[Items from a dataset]
- - -
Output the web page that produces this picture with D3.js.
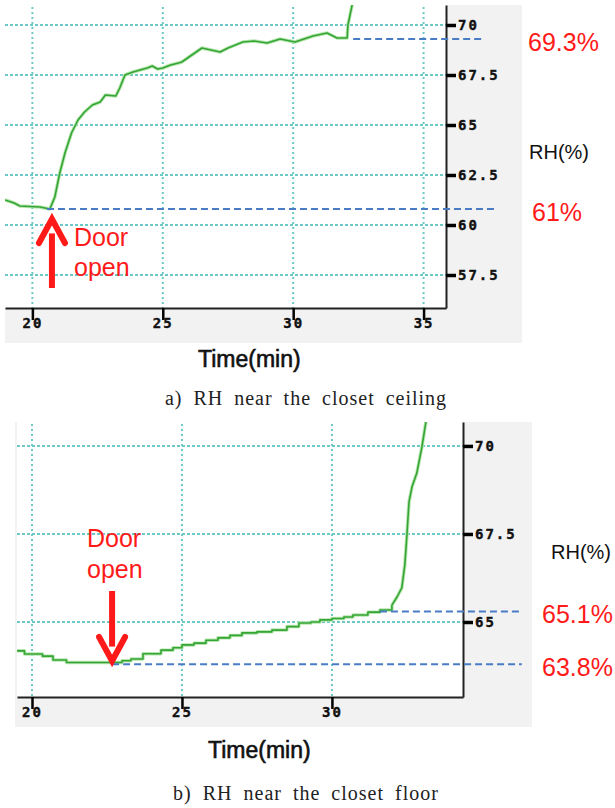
<!DOCTYPE html>
<html>
<head>
<meta charset="utf-8">
<script src="https://cdn.jsdelivr.net/npm/d3@7"></script>
<style>
  body { margin: 0; background: #fff; }
  svg { display: block; }
</style>
</head>
<body>
<div id="chart"></div>
<script>
// a) RH near the closet ceiling
const timeA = [18.95, 19.3, 19.52, 20.29, 20.67, 20.86, 21.05, 21.25, 21.5, 21.75, 22.0, 22.3, 22.6, 22.8, 23.2,
  23.35, 23.55, 23.86, 24.4, 24.6, 24.8, 25.0, 25.3, 25.6, 25.73, 26.5, 27.2, 27.5, 28.07, 28.5, 29.0, 29.5,
  30.07, 30.76, 31.3, 31.68, 32.07, 32.1, 32.26, 32.3];
const rhA = [61.25, 61.1, 60.95, 60.9, 60.8, 61.4, 62.6, 63.6, 64.6, 65.25, 65.65, 66.0, 66.15, 66.5, 66.45,
  66.85, 67.5, 67.65, 67.85, 67.95, 67.8, 67.85, 68.0, 68.1, 68.15, 68.85, 68.65, 68.85, 69.15, 69.2, 69.1, 69.3,
  69.15, 69.45, 69.6, 69.35, 69.35, 70.0, 71.0, 71.6];
const xTicksA = [20, 25, 30, 35];
const yTicksA = [57.5, 60, 62.5, 65, 67.5, 70];
const refLevelsA = [69.3, 60.8];
const refLabelsA = ["69.3%", "61%"];
const refStartA = [32.3, 20.56];
const refEndA = [37.36, 37.8];
const doorOpenA = 20.75;

// b) RH near the closet floor
const timeB = [19.5, 19.75, 20.35, 20.7, 21.15, 22.67, 23.0, 23.3, 23.7, 24.3, 24.7, 25.0, 25.4, 25.8, 26.2,
  26.6, 27.0, 27.5, 28.0, 28.5, 28.9, 29.3, 29.6, 30.0, 30.4, 30.7, 31.2, 31.6, 32.0,
  32.17, 32.33, 32.43, 32.5, 32.57, 32.67, 32.83, 33.0, 33.17, 33.3];
const rhB = [64.18, 64.09, 64.03, 63.92, 63.85, 63.85, 63.9, 63.95, 64.1, 64.2, 64.27, 64.35, 64.4, 64.48, 64.55,
  64.62, 64.69, 64.72, 64.77, 64.87, 64.97, 65.0, 65.06, 65.1, 65.14, 65.2, 65.28, 65.34, 65.48,
  65.71, 65.97, 66.62, 67.47, 68.41, 68.84, 69.23, 69.97, 70.88, 71.3];
const xTicksB = [20, 25, 30];
const yTicksB = [65, 67.5, 70];
const refLevelsB = [65.3, 63.8];
const refLabelsB = ["65.1%", "63.8%"];
const refStartB = [31.6, 22.67];
const refEndB = [36.33, 36.33];
const doorOpenB = 22.67;

const width = 615;
const height = 808;

const svg = d3.select("#chart")
  .append("svg")
  .attr("width", width)
  .attr("height", height);

const red = "#ff1a1a";

function drawPanel(p) {
  const g = svg.append("g");

  // gray screenshot frame + white plot
  g.append("rect")
    .attr("x", p.grayLeft).attr("y", p.top)
    .attr("width", p.grayRight - p.grayLeft).attr("height", p.grayBottom - p.top)
    .attr("fill", "#f2f2f2");
  g.append("rect")
    .attr("x", p.left).attr("y", p.top)
    .attr("width", p.right - p.left).attr("height", p.bottom - p.top)
    .attr("fill", "#fff");

  const x = d3.scaleLinear().domain(p.xDomain).range([p.left, p.right]);
  const y = d3.scaleLinear().domain(p.yDomain).range([p.bottom, p.top]);

  // dotted grid
  g.selectAll(".vgrid")
    .data(p.xTicks.filter(d => x(d) <= p.right))
    .enter().append("line")
    .attr("x1", d => x(d)).attr("x2", d => x(d))
    .attr("y1", p.top + 2).attr("y2", p.bottom)
    .attr("stroke", "#6cc9c5")
    .attr("stroke-width", 2)
    .attr("stroke-dasharray", "2,3");
  g.selectAll(".hgrid")
    .data(p.yTicks)
    .enter().append("line")
    .attr("x1", p.left).attr("x2", p.right)
    .attr("y1", d => y(d)).attr("y2", d => y(d))
    .attr("stroke", "#6cc9c5")
    .attr("stroke-width", 2)
    .attr("stroke-dasharray", "3,2");

  // clipped data line
  g.append("clipPath").attr("id", p.id)
    .append("rect")
    .attr("x", p.left).attr("y", p.top)
    .attr("width", p.right - p.left).attr("height", p.bottom - p.top);

  const pts = p.time.map((t, i) => ({ t: t, v: p.rh[i] }));
  const segs = p.stepUntil
    ? [{ data: pts.filter(d => d.t <= p.stepUntil), curve: d3.curveStepAfter },
       { data: pts.filter(d => d.t >= p.stepUntil), curve: d3.curveLinear }]
    : [{ data: pts, curve: d3.curveLinear }];

  const lineG = g.append("g").attr("clip-path", `url(#${p.id})`);
  segs.forEach(s => {
    const line = d3.line().x(d => x(d.t)).y(d => y(d.v)).curve(s.curve);
    lineG.append("path").datum(s.data)
      .attr("d", line).attr("fill", "none")
      .attr("stroke", "#b6e6ae").attr("stroke-width", 3.5)
      .attr("stroke-linejoin", "round");
    lineG.append("path").datum(s.data)
      .attr("d", line).attr("fill", "none")
      .attr("stroke", "#35a535").attr("stroke-width", 1.6)
      .attr("stroke-linejoin", "round");
  });

  // axes
  const yAxis = g.append("g")
    .attr("transform", `translate(${p.right},0)`)
    .call(d3.axisRight(y).tickValues(p.yTicks).tickSize(10).tickSizeOuter(0).tickPadding(2)
      .tickFormat(d => String(d)));
  const xAxis = g.append("g")
    .attr("transform", `translate(0,${p.bottom})`)
    .call(d3.axisBottom(x).tickValues(p.xTicks).tickSize(12).tickSizeOuter(0).tickPadding(-2)
      .tickFormat(d => String(d)));

  [yAxis, xAxis].forEach(a => {
    a.select(".domain").attr("stroke", "#222").attr("stroke-width", 2);
    a.selectAll("text")
      .attr("fill", "#111")
      .attr("stroke", "#111")
      .attr("stroke-width", 0.4)
      .style("font-family", "'DejaVu Sans Mono', monospace")
      .style("font-weight", "bold")
      .style("font-size", "14px")
      .style("letter-spacing", "2px");
  });
  yAxis.selectAll(".tick line").attr("stroke", "#000").attr("stroke-width", 3.5);
  xAxis.selectAll(".tick line").attr("stroke", "#000").attr("stroke-width", 2.5);
  xAxis.selectAll(".tick").each(function () { d3.select(this).select("line").raise(); });

  // reference dashed levels
  g.selectAll(".ref")
    .data(p.refLevels)
    .enter().append("line")
    .attr("x1", (d, i) => x(p.refStart[i])).attr("x2", (d, i) => x(p.refEnd[i]))
    .attr("y1", d => y(d)).attr("y2", d => y(d))
    .attr("stroke", "#4a7cc6")
    .attr("stroke-width", 2)
    .attr("stroke-dasharray", "7,4");

  g.selectAll(".refLabel")
    .data(p.refLevels)
    .enter().append("text")
    .attr("x", (d, i) => p.refLabelX[i])
    .attr("y", d => y(d) + 12)
    .attr("fill", red)
    .style("font-family", "'Liberation Sans', Arial, sans-serif")
    .style("font-size", "25px")
    .text((d, i) => p.refLabels[i]);

  // axis titles
  g.append("text")
    .attr("x", p.rhLabelX).attr("y", p.rhLabelY)
    .attr("fill", "#111")
    .style("font-family", "'Liberation Sans', Arial, sans-serif")
    .style("font-size", "20px")
    .text("RH(%)");
  g.append("text")
    .attr("x", p.timeLabelX).attr("y", p.timeLabelY)
    .attr("fill", "#111")
    .attr("stroke", "#111")
    .attr("stroke-width", 0.6)
    .style("font-family", "'Liberation Sans', Arial, sans-serif")
    .style("font-size", "23px")
    .text("Time(min)");

  // door open arrow + text
  const ax = x(p.doorOpen);
  const dir = p.arrowUp ? -1 : 1;
  const tip = p.arrowTip, tail = p.arrowTail;
  const headLen = 24, headW = 13;
  g.append("line")
    .attr("x1", ax).attr("x2", ax)
    .attr("y1", tail).attr("y2", tip - dir * headLen * 0.6)
    .attr("stroke", red).attr("stroke-width", 6);
  g.append("path")
    .attr("d", `M${ax - headW},${tip - dir * headLen} L${ax},${tip} L${ax + headW},${tip - dir * headLen}`)
    .attr("fill", "none")
    .attr("stroke", red)
    .attr("stroke-width", 6)
    .attr("stroke-linecap", "round")
    .attr("stroke-linejoin", "miter");

  ["Door", "open"].forEach((w, i) => {
    g.append("text")
      .attr("x", p.doorTextX).attr("y", p.doorTextY[i])
      .attr("fill", red)
      .style("font-family", "'Liberation Sans', Arial, sans-serif")
      .style("font-size", "25px")
      .text(w);
  });

  // caption
  g.append("text")
    .attr("x", 306).attr("y", p.captionY)
    .attr("text-anchor", "middle")
    .attr("fill", "#222")
    .style("font-family", "'Liberation Serif', 'Times New Roman', serif")
    .style("font-size", "20px")
    .style("letter-spacing", "1px")
    .style("word-spacing", "5px")
    .text(p.caption);
}

drawPanel({
  id: "clipA",
  grayLeft: 5, left: 5, right: 446, top: 5, bottom: 308, grayRight: 522, grayBottom: 343,
  xDomain: [18.95, 35.86], yDomain: [55.85, 71.0],
  time: timeA, rh: rhA, xTicks: xTicksA, yTicks: yTicksA,
  refLevels: refLevelsA, refLabels: refLabelsA, refStart: refStartA, refEnd: refEndA,
  refLabelX: [528, 532],
  rhLabelX: 529, rhLabelY: 159,
  timeLabelX: 198, timeLabelY: 367,
  doorOpen: doorOpenA, arrowUp: true, arrowTip: 219, arrowTail: 288,
  doorTextX: 74, doorTextY: [246, 276],
  caption: "a) RH near the closet ceiling", captionY: 405
});

drawPanel({
  id: "clipB",
  grayLeft: 15, left: 17, right: 463, top: 422, bottom: 697, grayRight: 532, grayBottom: 727,
  xDomain: [19.5, 34.37], yDomain: [62.87, 70.68],
  time: timeB, rh: rhB, xTicks: xTicksB, yTicks: yTicksB, stepUntil: 32.0,
  refLevels: refLevelsB, refLabels: refLabelsB, refStart: refStartB, refEnd: refEndB,
  refLabelX: [542, 542],
  rhLabelX: 551, rhLabelY: 559,
  timeLabelX: 208, timeLabelY: 758,
  doorOpen: doorOpenB, arrowUp: false, arrowTip: 661, arrowTail: 591,
  doorTextX: 87, doorTextY: [547, 578],
  caption: "b) RH near the closet floor", captionY: 800
});
</script>
</body>
</html>
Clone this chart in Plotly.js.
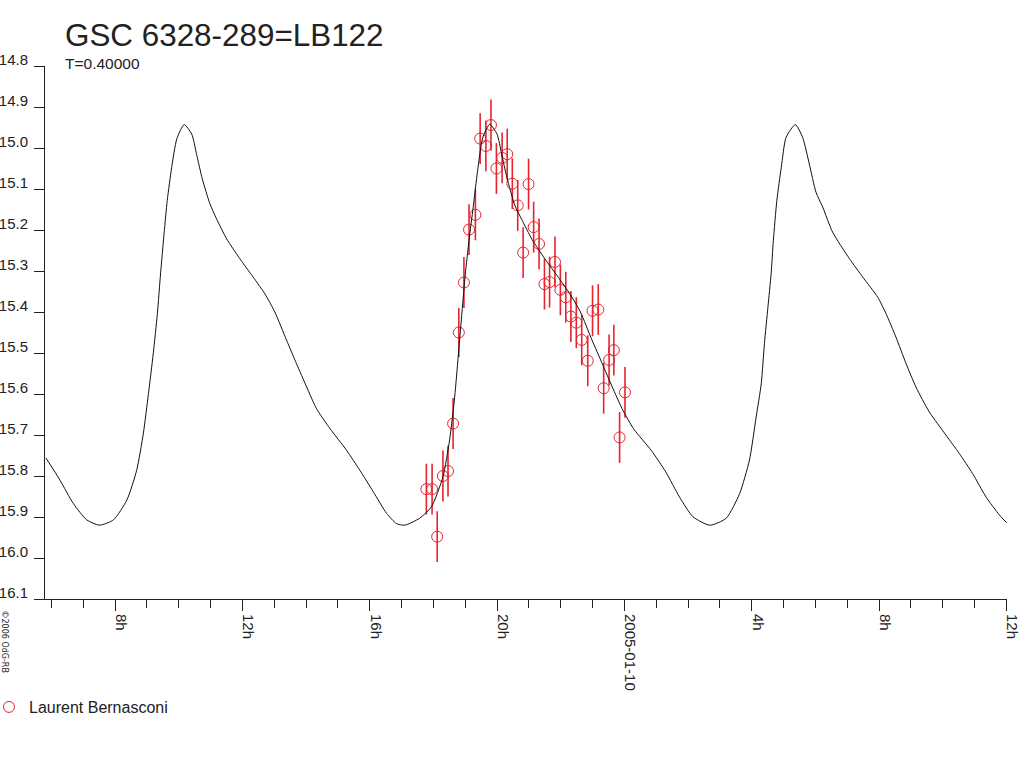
- - -
Task statement>
Find each line that has the word "chart", then copy it out.

Result of this task>
<div id="chart"></div>
const svg = d3.select("#chart")
Clone this chart in Plotly.js.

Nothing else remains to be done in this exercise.